Dans cette étude, nous mesurons l'impact d'un choc de santé sévère, le diagnostic d'un cancer, sur la mobilité des individus entre quatre situations professionnelles. Nous estimons des matrices de transition annuelle entre l'emploi permanent, l'emploi non permanent, le chômage et l'inactivité, afin de comparer les expériences de mobilité pour deux populations: 1) 3168 individus atteints d'un cancer entre 2006 et 2009, 2) 282035 individus sélectionnés dans la population générale, sans maladie chronique. Ce second groupe a été constitué au moyen d'un algorithme d'appariement exact, afin de résoudre les erreurs liées à une absence de support commun entre les populations comparées. Les déterminants de la dynamique de mobilité sont estimés par un modèle logit multinomial dynamique à effets aléatoires, sur un panel de données administratives sur les parcours professionnels: Hygie (2005-2011). Plusieurs modèles sont estimés : le premier en stratifiant selon le genre quel que soit le site du cancer, le deuxième pour la population de femmes atteintes d'un cancer du sein, le dernier pour les hommes touchés par un cancer de la prostate.
Les résultats montrent que la population touchée par un cancer rencontre de grandes difficultés pour rester dans comme pour retrouver l'emploi, en particulier l'emploi permanent. Cet effet est plus marqué pour les hommes que pour les femmes. En outre, celles-ci semblent rencontrer plus de difficulté à demeurer active sur le marché du travail suite au choc de santé. Parmi les caractéristiques individuelles des malades, leur âge ainsi que pour les hommes leur âge d'entrée sur le marché du travail, proxy du niveau de qualification, sont des éléments protecteurs contre les transitions vers l'inactivité. Toutefois, les conséquences négatives du cancer sur l'emploi sont atténuées par une bonne santé antérieurement au diagnostic et par la durée de la carrière professionnelle stable dans l'emploi pour les malades masculins.
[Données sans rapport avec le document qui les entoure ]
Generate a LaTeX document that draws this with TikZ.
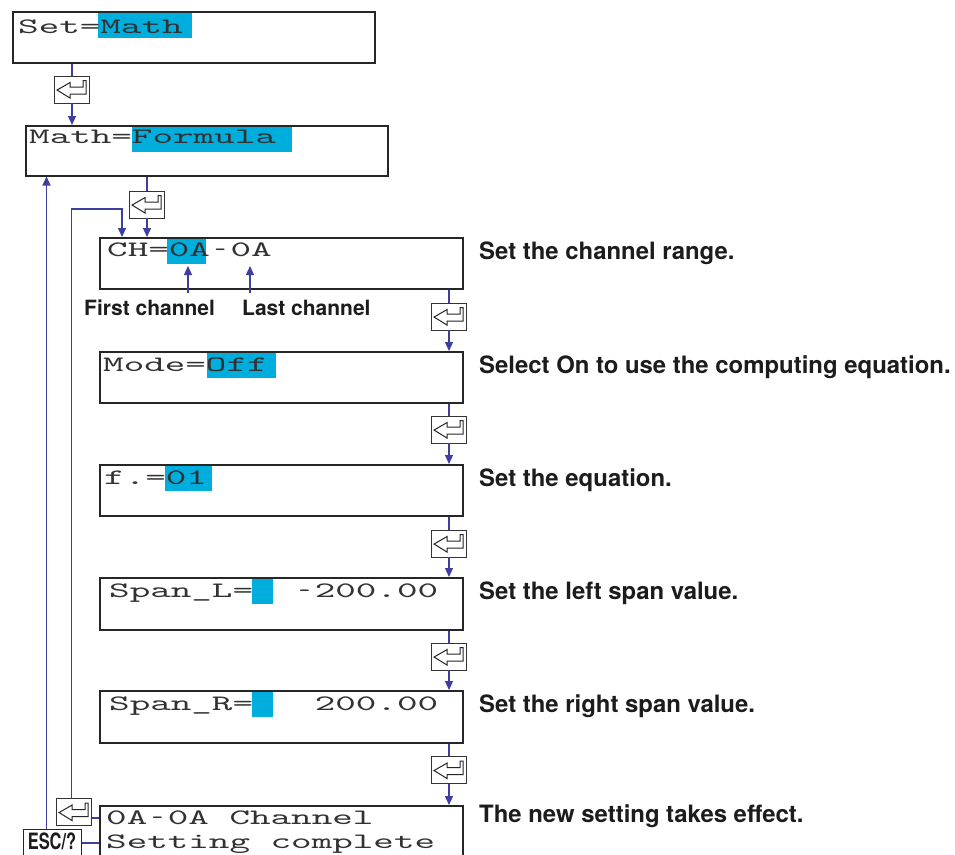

Enfin, une durée longue des arrêts maladie survenus après le diagnostic de cancer favorise les transitions vers le chômage et l'inactivité au détriment de l'emploi.
Les femmes atteintes par un cancer du sein ne montrent pas de différences significatives en termes de trajectoires professionnelles par rapport au groupe des femmes touchées par le cancer en général. En revanche, le groupe des salariés atteints d'un cancer de la prostate se caractérise par une transition plus fréquente vers et un maintien plus long dans l'état de chômage, probablement du fait des politiques facilitant la sortie progressive de l'activité des salariés âgés.